While it is a surge in profits from both oil and gas that continues to grab the headlines at BP and Shell, the real secret to their share price success is how they have made the most and rising hydrocarbon prices and then put the bounty to good use.
Both firms have cut costs, reined in capital investment, sold assets and also cut their dividend, in acknowledgement of how serious the situation had become, especially once oil price collapsed in early 2020. Those self-help programmes have boosted cash inflows and above all enabled BP and Shell to pay down net debt. And from a shareholders’ perspective, lower debt means less risk and less risk means a higher share price.
“BP has slashed its net borrowings by 40% from Q1 2020’s peak of $58 billion to $30 billion and Shell has cut its net debt by a third from Q4 2019’s $78 billion high to $52 billion.
“This brings two immediate benefits.
“Net interest costs are lower and therefore earnings are higher. This boosts the ‘E’ in the price-to-earnings (PE) calculation, one important metric for valuing a stock.
“Net debt means less risk and less risk means investors are usually willing to pay a higher multiple to access the company’s profits and cash flow. This boosts the ‘P’ in the PE and the combination of higher rating and higher earnings is a double-whammy which helps to explain why BP’s shares are up 60% and Shell’s are up by 71%, even as the hydrocarbons industry has attracted little but opprobrium.
“There can be few better examples of the old market maxim that ‘you can have cheap stocks and good news, just not both at the same time.’

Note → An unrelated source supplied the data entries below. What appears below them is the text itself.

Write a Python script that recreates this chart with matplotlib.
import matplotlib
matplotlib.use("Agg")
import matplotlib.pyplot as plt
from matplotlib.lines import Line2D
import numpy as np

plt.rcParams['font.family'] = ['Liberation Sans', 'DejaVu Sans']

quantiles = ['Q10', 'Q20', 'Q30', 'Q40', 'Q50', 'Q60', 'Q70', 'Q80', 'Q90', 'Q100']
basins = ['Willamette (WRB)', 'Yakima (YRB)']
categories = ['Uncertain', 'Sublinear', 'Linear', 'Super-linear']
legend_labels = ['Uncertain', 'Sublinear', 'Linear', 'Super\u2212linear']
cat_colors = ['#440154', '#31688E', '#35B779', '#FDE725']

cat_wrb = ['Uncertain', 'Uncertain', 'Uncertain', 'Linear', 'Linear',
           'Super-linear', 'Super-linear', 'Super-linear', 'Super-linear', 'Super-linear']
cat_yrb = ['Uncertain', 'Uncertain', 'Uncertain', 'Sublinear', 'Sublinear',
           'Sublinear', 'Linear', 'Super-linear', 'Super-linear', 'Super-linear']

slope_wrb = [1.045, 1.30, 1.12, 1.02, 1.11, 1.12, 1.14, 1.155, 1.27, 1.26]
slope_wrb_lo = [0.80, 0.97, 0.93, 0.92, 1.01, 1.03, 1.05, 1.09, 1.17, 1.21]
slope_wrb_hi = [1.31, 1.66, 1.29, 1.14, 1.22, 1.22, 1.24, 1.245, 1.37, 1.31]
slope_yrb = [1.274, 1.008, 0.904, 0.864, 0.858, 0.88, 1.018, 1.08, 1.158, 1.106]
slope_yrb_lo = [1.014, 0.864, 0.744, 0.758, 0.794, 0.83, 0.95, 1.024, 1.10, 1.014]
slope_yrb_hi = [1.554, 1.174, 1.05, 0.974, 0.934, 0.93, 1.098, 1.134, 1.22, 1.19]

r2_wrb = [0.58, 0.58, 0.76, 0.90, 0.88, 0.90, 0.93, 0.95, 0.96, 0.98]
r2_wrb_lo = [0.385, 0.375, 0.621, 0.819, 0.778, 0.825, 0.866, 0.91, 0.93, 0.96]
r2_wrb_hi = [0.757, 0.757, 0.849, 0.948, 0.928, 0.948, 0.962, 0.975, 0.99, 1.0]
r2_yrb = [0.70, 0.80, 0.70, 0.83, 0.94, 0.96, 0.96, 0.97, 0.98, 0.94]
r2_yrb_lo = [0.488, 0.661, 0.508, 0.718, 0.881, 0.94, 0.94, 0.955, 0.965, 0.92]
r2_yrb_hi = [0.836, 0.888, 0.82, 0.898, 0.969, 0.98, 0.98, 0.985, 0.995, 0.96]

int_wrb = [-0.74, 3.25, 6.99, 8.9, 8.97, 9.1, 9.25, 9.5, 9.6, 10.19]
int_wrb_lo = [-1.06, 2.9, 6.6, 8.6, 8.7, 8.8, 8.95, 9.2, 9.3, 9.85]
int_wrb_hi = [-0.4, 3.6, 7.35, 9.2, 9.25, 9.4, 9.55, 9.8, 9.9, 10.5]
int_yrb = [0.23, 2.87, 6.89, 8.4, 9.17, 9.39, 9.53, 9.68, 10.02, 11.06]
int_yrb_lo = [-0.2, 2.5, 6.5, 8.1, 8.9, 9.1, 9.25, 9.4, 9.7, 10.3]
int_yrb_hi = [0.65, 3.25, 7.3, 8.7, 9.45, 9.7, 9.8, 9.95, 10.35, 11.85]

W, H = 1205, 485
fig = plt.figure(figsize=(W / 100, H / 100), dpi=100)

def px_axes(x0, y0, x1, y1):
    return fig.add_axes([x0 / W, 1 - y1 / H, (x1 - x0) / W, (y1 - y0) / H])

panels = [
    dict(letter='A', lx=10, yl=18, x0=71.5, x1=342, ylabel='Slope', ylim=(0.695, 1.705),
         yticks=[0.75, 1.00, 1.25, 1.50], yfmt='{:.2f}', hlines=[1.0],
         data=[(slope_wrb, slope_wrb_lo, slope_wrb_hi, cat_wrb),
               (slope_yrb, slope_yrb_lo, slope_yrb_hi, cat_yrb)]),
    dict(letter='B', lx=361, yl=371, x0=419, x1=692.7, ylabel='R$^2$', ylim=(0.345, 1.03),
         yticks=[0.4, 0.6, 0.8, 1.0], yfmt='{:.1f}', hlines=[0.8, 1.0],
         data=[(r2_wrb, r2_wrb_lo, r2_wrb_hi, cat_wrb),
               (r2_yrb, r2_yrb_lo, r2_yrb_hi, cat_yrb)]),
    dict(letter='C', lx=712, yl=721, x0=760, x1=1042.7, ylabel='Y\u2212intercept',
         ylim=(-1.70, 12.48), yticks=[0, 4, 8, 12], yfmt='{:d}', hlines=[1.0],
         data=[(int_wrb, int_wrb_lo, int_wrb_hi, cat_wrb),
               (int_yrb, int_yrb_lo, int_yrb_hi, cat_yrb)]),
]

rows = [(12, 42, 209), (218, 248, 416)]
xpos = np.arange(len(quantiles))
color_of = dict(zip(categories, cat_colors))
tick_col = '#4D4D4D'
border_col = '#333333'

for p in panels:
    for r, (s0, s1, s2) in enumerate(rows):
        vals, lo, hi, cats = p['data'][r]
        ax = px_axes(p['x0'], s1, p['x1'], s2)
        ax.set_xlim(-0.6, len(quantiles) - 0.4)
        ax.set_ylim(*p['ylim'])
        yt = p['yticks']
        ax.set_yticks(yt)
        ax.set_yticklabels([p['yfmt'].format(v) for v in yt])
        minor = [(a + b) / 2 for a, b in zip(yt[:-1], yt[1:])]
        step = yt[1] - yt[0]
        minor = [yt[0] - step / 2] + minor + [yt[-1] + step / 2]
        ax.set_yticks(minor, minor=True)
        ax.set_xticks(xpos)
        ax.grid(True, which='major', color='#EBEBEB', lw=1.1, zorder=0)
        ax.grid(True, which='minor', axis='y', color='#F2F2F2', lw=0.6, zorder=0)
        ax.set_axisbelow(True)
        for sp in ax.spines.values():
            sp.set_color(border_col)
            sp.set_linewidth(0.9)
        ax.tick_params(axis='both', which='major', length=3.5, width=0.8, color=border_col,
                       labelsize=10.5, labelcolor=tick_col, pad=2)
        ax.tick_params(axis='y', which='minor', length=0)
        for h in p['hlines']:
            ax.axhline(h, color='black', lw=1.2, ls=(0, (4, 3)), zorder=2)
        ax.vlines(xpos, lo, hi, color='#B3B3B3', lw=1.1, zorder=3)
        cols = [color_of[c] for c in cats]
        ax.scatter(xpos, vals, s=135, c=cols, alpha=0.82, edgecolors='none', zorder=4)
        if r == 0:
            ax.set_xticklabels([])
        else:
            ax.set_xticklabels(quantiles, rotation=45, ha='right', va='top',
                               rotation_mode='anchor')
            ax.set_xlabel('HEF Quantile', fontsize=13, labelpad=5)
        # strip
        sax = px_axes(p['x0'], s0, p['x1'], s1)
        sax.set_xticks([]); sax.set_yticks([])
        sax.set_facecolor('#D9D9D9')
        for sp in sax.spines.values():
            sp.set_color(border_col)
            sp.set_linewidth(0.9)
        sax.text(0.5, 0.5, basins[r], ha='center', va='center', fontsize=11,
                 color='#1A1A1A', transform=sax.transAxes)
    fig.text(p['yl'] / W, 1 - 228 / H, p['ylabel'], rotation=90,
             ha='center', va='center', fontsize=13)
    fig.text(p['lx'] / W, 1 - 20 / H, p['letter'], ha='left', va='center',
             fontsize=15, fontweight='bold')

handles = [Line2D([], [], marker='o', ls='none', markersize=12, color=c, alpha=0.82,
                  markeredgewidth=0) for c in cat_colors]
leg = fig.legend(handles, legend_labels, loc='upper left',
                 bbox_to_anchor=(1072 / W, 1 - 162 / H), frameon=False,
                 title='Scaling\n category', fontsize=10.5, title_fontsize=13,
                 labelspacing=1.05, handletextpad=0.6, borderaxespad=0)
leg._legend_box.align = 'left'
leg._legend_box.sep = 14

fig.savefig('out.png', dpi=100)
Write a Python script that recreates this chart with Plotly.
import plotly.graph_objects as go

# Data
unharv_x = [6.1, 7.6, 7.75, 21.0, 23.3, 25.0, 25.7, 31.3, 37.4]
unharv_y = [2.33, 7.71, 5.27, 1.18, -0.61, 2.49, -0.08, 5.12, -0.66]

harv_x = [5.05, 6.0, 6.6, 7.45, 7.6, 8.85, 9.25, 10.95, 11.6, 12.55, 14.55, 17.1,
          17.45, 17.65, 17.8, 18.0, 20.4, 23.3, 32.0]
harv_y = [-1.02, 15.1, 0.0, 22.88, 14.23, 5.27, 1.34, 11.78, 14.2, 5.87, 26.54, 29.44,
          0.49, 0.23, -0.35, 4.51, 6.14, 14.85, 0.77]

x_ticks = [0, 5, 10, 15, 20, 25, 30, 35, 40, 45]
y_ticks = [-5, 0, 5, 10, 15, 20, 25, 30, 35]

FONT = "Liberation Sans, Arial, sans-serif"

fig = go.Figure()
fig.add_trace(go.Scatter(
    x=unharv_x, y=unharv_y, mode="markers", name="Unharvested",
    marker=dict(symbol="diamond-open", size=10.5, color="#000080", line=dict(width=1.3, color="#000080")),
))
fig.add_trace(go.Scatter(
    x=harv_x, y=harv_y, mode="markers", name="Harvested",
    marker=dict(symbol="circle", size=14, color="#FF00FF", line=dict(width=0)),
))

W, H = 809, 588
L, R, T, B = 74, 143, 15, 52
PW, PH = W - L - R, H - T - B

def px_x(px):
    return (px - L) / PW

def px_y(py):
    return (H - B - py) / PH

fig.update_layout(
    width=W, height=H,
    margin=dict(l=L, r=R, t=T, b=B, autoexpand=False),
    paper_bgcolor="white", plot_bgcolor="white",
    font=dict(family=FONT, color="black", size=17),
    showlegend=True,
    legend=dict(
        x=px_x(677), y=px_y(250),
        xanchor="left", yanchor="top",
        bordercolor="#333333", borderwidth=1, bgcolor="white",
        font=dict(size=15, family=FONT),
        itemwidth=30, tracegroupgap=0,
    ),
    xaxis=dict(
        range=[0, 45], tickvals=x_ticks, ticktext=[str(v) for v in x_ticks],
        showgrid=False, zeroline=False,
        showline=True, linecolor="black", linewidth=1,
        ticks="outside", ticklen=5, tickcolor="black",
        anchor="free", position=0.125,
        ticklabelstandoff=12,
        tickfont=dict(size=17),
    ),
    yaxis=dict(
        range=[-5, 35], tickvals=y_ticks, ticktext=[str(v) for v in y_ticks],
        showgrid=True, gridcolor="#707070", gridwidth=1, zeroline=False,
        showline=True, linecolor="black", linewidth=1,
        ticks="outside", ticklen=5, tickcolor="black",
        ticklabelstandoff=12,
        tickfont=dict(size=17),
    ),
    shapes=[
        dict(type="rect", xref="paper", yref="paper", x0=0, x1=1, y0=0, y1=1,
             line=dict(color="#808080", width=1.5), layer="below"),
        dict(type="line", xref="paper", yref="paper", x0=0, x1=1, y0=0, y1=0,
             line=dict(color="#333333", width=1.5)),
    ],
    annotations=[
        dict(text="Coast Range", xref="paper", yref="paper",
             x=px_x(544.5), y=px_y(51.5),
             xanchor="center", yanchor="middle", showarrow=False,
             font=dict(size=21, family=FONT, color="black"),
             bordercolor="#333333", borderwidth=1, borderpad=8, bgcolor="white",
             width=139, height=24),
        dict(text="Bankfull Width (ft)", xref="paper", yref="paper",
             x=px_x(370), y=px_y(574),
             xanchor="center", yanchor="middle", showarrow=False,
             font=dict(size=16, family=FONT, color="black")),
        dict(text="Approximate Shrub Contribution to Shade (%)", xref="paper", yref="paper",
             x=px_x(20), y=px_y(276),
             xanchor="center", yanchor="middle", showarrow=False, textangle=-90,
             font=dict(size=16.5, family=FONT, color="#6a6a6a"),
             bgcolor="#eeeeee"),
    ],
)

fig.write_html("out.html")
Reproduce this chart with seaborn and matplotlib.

“And on a forward price/earnings ratio of barely seven times with a yield of 4% at BP and just over eight times with a yield of 3.6% at Shell, according to consensus analysts’ forecasts, neither stock looks expensive now.
“That could quickly change if oil and gas prices reverse course or the companies are clobbered with a windfall tax, and these concerns are reflected by how investors are still unwilling to pay unduly expansive multiples of earnings and are requiring a decent yield to compensate themselves for the dangers associated with owing the shares.
“Yet the firms seem to be sticking to their capital discipline. BP is targeting annual capital investment of around $15 billion a year out to 2025 and Shell is looking to keep spending at the low end of its targeted $23 billion to $27 billion range in 2022.
“Based on analysts’ consensus forecasts for revenues in 2022, both numbers keep spending near historic lows in nominal dollar terms, as well as a percentage of sales.